— BEGIN GIVEN MATERIAL —

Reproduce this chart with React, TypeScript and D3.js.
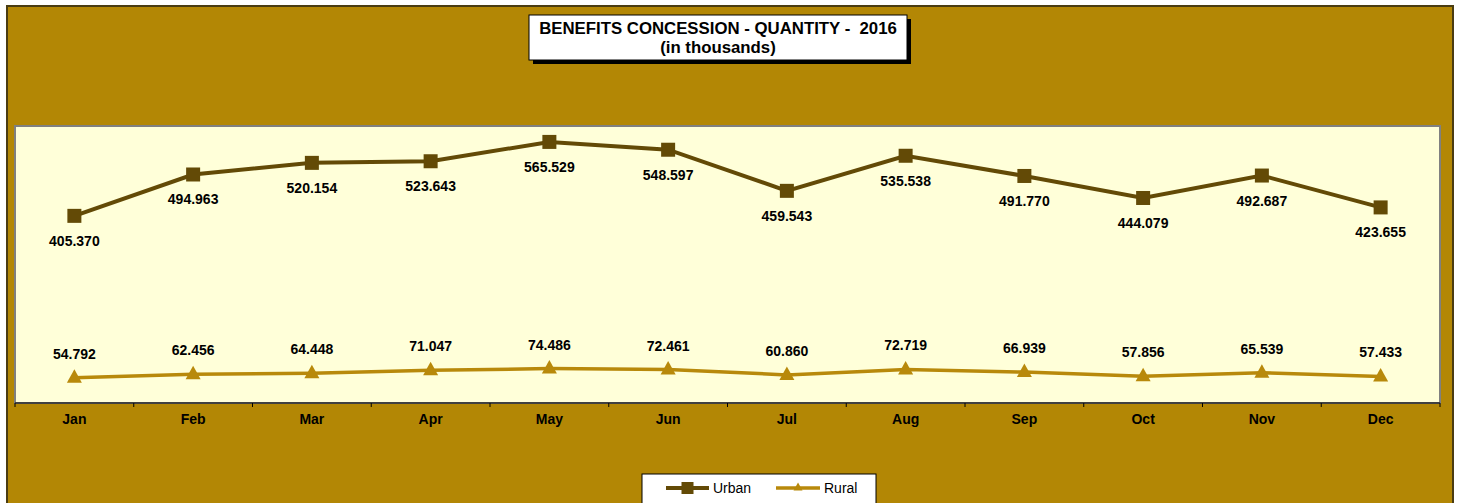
import React from "react";
import * as d3 from "d3";

const months = ["Jan","Feb","Mar","Apr","May","Jun","Jul","Aug","Sep","Oct","Nov","Dec"];
const urban = [405.370,494.963,520.154,523.643,565.529,548.597,459.543,535.538,491.770,444.079,492.687,423.655];
const rural = [54.792,62.456,64.448,71.047,74.486,72.461,60.860,72.719,66.939,57.856,65.539,57.433];
const titleLines = ["BENEFITS CONCESSION - QUANTITY -  2016", "(in thousands)"];

const W = 1459, H = 503;
const plot = { x0: 15, x1: 1440, y0: 126, y1: 403 };
const bg = "#B38705";
const urbanColor = "#634A06";
const ruralColor = "#B8890B";
const font = "Arial, 'Liberation Sans', sans-serif";

export default function App() {
  const x = d3.scaleBand<string>().domain(months).range([plot.x0, plot.x1]);
  const y = d3.scaleLinear().domain([0, 600]).range([plot.y1, plot.y0]);
  const cx = (m: string) => (x(m) as number) + x.bandwidth() / 2;
  const line = d3.line<number>().x((_, i) => cx(months[i])).y(d => y(d));
  const fmt = d3.format(".3f");
  const ticks = d3.range(months.length + 1).map(i => plot.x0 + i * x.bandwidth());
  const tri = (px: number, py: number, s = 7.5) => `M${px},${py - s} L${px + s},${py + s * 0.8} L${px - s},${py + s * 0.8} Z`;

  return (
    <svg width={W} height={H} style={{ position: "absolute", left: 0, top: 0, display: "block" }} fontFamily={font}>
      <rect x={0} y={0} width={W} height={H} fill="#fff" />
      <rect x={7} y={6} width={1446} height={510} fill={bg} stroke="#4A3C12" strokeWidth={2} />
      {/* title */}
      <rect x={533} y={19} width={378} height={45} fill="#000" />
      <rect x={529} y={15} width={378} height={45} fill="#fff" stroke="#000" strokeWidth={1} />
      <text x={718} y={33.5} textAnchor="middle" fontSize={16.8} fontWeight="bold" fill="#000" style={{ whiteSpace: "pre" }}>{titleLines[0]}</text>
      <text x={718} y={52.5} textAnchor="middle" fontSize={16.8} fontWeight="bold" fill="#000">{titleLines[1]}</text>
      {/* plot area */}
      <rect x={plot.x0} y={plot.y0} width={plot.x1 - plot.x0} height={plot.y1 - plot.y0} fill="#FFFFD9" stroke="#808080" strokeWidth={2} />
      <line x1={plot.x0} x2={plot.x1} y1={plot.y1} y2={plot.y1} stroke="#000" strokeWidth={1} />
      {ticks.map((t, i) => (
        <line key={i} x1={t} x2={t} y1={plot.y1} y2={plot.y1 + 4} stroke="#000" strokeWidth={1} />
      ))}
      {months.map(m => (
        <text key={m} x={cx(m)} y={424} textAnchor="middle" fontSize={14} fontWeight="bold" fill="#000">{m}</text>
      ))}
      {/* urban */}
      <path d={line(urban) || ""} fill="none" stroke={urbanColor} strokeWidth={4} />
      {urban.map((v, i) => (
        <g key={i}>
          <rect x={cx(months[i]) - 7} y={y(v) - 7} width={14} height={14} fill={urbanColor} />
          <text x={cx(months[i])} y={y(v) + 30} textAnchor="middle" fontSize={14} fontWeight="bold" fill="#000">{fmt(v)}</text>
        </g>
      ))}
      {/* rural */}
      <path d={line(rural) || ""} fill="none" stroke={ruralColor} strokeWidth={3.5} />
      {rural.map((v, i) => (
        <g key={i}>
          <path d={tri(cx(months[i]), y(v) - 1)} fill={ruralColor} />
          <text x={cx(months[i])} y={y(v) - 19} textAnchor="middle" fontSize={14} fontWeight="bold" fill="#000">{fmt(v)}</text>
        </g>
      ))}
      {/* legend */}
      <rect x={642} y={474} width={234} height={34} fill="#fff" stroke="#000" strokeWidth={1} />
      <line x1={666} x2={709} y1={488} y2={488} stroke={urbanColor} strokeWidth={4} />
      <rect x={681.5} y={482} width={12} height={12} fill={urbanColor} />
      <text x={713} y={493} fontSize={14} fill="#000">Urban</text>
      <line x1={776} x2={820} y1={488} y2={488} stroke={ruralColor} strokeWidth={3.5} />
      <path d={tri(798, 487, 4.5)} fill={ruralColor} />
      <text x={824} y={493} fontSize={14} fill="#000">Rural</text>
    </svg>
  );
}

— END GIVEN MATERIAL —

STATED TASK
With the pictures left out, transcribe the material exactly.

CORRECT RESULT
Reproduce this chart with React, TypeScript and D3.js.
import React from "react";
import * as d3 from "d3";

const months = ["Jan","Feb","Mar","Apr","May","Jun","Jul","Aug","Sep","Oct","Nov","Dec"];
const urban = [405.370,494.963,520.154,523.643,565.529,548.597,459.543,535.538,491.770,444.079,492.687,423.655];
const rural = [54.792,62.456,64.448,71.047,74.486,72.461,60.860,72.719,66.939,57.856,65.539,57.433];
const titleLines = ["BENEFITS CONCESSION - QUANTITY -  2016", "(in thousands)"];

const W = 1459, H = 503;
const plot = { x0: 15, x1: 1440, y0: 126, y1: 403 };
const bg = "#B38705";
const urbanColor = "#634A06";
const ruralColor = "#B8890B";
const font = "Arial, 'Liberation Sans', sans-serif";

export default function App() {
  const x = d3.scaleBand<string>().domain(months).range([plot.x0, plot.x1]);
  const y = d3.scaleLinear().domain([0, 600]).range([plot.y1, plot.y0]);
  const cx = (m: string) => (x(m) as number) + x.bandwidth() / 2;
  const line = d3.line<number>().x((_, i) => cx(months[i])).y(d => y(d));
  const fmt = d3.format(".3f");
  const ticks = d3.range(months.length + 1).map(i => plot.x0 + i * x.bandwidth());
  const tri = (px: number, py: number, s = 7.5) => `M${px},${py - s} L${px + s},${py + s * 0.8} L${px - s},${py + s * 0.8} Z`;

  return (
    <svg width={W} height={H} style={{ position: "absolute", left: 0, top: 0, display: "block" }} fontFamily={font}>
      <rect x={0} y={0} width={W} height={H} fill="#fff" />
      <rect x={7} y={6} width={1446} height={510} fill={bg} stroke="#4A3C12" strokeWidth={2} />
      {/* title */}
      <rect x={533} y={19} width={378} height={45} fill="#000" />
      <rect x={529} y={15} width={378} height={45} fill="#fff" stroke="#000" strokeWidth={1} />
      <text x={718} y={33.5} textAnchor="middle" fontSize={16.8} fontWeight="bold" fill="#000" style={{ whiteSpace: "pre" }}>{titleLines[0]}</text>
      <text x={718} y={52.5} textAnchor="middle" fontSize={16.8} fontWeight="bold" fill="#000">{titleLines[1]}</text>
      {/* plot area */}
      <rect x={plot.x0} y={plot.y0} width={plot.x1 - plot.x0} height={plot.y1 - plot.y0} fill="#FFFFD9" stroke="#808080" strokeWidth={2} />
      <line x1={plot.x0} x2={plot.x1} y1={plot.y1} y2={plot.y1} stroke="#000" strokeWidth={1} />
      {ticks.map((t, i) => (
        <line key={i} x1={t} x2={t} y1={plot.y1} y2={plot.y1 + 4} stroke="#000" strokeWidth={1} />
      ))}
      {months.map(m => (
        <text key={m} x={cx(m)} y={424} textAnchor="middle" fontSize={14} fontWeight="bold" fill="#000">{m}</text>
      ))}
      {/* urban */}
      <path d={line(urban) || ""} fill="none" stroke={urbanColor} strokeWidth={4} />
      {urban.map((v, i) => (
        <g key={i}>
          <rect x={cx(months[i]) - 7} y={y(v) - 7} width={14} height={14} fill={urbanColor} />
          <text x={cx(months[i])} y={y(v) + 30} textAnchor="middle" fontSize={14} fontWeight="bold" fill="#000">{fmt(v)}</text>
        </g>
      ))}
      {/* rural */}
      <path d={line(rural) || ""} fill="none" stroke={ruralColor} strokeWidth={3.5} />
      {rural.map((v, i) => (
        <g key={i}>
          <path d={tri(cx(months[i]), y(v) - 1)} fill={ruralColor} />
          <text x={cx(months[i])} y={y(v) - 19} textAnchor="middle" fontSize={14} fontWeight="bold" fill="#000">{fmt(v)}</text>
        </g>
      ))}
      {/* legend */}
      <rect x={642} y={474} width={234} height={34} fill="#fff" stroke="#000" strokeWidth={1} />
      <line x1={666} x2={709} y1={488} y2={488} stroke={urbanColor} strokeWidth={4} />
      <rect x={681.5} y={482} width={12} height={12} fill={urbanColor} />
      <text x={713} y={493} fontSize={14} fill="#000">Urban</text>
      <line x1={776} x2={820} y1={488} y2={488} stroke={ruralColor} strokeWidth={3.5} />
      <path d={tri(798, 487, 4.5)} fill={ruralColor} />
      <text x={824} y={493} fontSize={14} fill="#000">Rural</text>
    </svg>
  );
}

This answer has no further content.